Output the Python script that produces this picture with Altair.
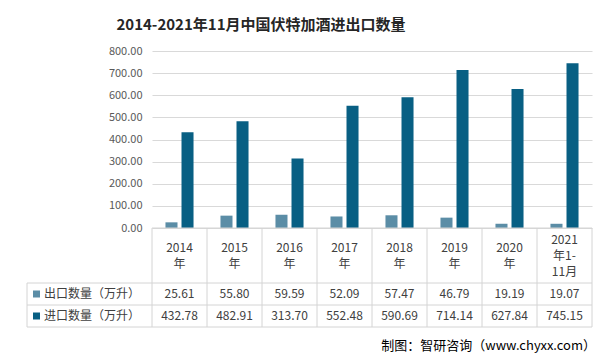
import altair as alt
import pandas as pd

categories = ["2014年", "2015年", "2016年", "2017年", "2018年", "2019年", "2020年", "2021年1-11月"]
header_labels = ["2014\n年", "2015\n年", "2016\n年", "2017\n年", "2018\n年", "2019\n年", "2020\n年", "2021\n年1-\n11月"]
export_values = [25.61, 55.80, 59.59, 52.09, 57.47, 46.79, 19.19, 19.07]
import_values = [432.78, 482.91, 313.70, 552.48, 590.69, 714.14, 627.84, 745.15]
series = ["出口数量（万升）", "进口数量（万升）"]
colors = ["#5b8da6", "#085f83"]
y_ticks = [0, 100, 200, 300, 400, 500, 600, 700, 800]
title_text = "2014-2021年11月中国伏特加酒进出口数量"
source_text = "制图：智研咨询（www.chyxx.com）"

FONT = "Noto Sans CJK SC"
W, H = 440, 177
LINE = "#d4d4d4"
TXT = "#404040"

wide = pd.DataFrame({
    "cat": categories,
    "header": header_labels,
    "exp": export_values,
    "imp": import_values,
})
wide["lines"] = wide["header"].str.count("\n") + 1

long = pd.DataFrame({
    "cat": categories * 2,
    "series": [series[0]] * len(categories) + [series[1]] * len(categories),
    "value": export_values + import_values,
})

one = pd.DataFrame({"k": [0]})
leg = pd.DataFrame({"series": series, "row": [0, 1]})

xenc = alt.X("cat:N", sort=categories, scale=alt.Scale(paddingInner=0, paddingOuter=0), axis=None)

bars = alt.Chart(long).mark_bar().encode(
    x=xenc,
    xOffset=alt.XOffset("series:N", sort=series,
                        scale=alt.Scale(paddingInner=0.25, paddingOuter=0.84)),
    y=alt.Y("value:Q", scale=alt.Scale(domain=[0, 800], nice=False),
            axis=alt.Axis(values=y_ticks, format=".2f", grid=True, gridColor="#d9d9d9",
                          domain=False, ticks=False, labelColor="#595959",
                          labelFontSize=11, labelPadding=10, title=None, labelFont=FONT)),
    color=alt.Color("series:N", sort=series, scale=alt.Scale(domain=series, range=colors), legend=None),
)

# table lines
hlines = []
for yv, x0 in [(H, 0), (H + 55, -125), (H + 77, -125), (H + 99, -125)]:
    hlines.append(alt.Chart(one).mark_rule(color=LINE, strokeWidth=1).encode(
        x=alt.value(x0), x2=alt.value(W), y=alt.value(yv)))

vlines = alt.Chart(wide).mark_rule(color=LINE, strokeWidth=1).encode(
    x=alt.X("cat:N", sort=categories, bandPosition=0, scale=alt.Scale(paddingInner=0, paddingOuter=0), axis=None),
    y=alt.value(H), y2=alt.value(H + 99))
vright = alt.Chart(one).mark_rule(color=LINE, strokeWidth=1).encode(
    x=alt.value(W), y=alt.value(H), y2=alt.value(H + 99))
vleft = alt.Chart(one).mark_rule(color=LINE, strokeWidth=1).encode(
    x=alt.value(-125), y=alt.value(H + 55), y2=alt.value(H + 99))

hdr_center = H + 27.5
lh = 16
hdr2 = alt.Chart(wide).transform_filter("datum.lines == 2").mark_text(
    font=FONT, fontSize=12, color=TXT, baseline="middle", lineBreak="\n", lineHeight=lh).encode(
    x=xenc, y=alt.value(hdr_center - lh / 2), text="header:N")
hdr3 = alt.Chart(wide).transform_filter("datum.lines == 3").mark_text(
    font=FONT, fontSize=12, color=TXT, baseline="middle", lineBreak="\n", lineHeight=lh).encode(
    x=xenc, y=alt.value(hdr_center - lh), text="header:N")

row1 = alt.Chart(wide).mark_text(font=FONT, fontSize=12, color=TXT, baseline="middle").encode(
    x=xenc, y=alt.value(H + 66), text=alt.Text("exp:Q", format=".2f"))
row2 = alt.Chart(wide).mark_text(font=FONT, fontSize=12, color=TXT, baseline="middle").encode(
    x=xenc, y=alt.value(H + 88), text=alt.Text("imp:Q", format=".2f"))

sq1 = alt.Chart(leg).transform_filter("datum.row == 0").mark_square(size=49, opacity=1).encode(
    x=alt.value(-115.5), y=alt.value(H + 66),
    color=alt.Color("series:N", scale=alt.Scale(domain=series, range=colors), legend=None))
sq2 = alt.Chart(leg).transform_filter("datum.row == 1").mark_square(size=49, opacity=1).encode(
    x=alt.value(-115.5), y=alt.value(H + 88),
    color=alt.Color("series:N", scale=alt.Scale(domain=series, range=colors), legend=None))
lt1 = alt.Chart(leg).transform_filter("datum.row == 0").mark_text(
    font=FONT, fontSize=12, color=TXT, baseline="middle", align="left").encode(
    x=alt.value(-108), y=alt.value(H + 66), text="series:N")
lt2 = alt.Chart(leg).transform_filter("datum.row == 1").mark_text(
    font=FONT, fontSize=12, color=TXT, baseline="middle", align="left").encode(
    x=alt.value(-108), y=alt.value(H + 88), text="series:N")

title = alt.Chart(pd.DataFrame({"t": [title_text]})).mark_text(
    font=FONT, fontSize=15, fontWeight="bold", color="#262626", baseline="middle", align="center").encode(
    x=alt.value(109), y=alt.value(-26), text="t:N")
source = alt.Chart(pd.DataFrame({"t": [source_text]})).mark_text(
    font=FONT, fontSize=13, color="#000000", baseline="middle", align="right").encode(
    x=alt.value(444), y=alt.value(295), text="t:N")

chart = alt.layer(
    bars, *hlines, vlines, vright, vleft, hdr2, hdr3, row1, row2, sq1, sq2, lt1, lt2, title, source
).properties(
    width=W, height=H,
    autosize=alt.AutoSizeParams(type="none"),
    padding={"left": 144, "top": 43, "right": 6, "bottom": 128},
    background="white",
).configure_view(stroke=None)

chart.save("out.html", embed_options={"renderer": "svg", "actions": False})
|---|
Repeat, with no pictures, each line from the beginning of the data through the line containing "import pandas as pd", inclusive.

▸ **COMPLETE OUTPUT**:
Output the Python script that produces this picture with Altair.
import altair as alt
import pandas as pd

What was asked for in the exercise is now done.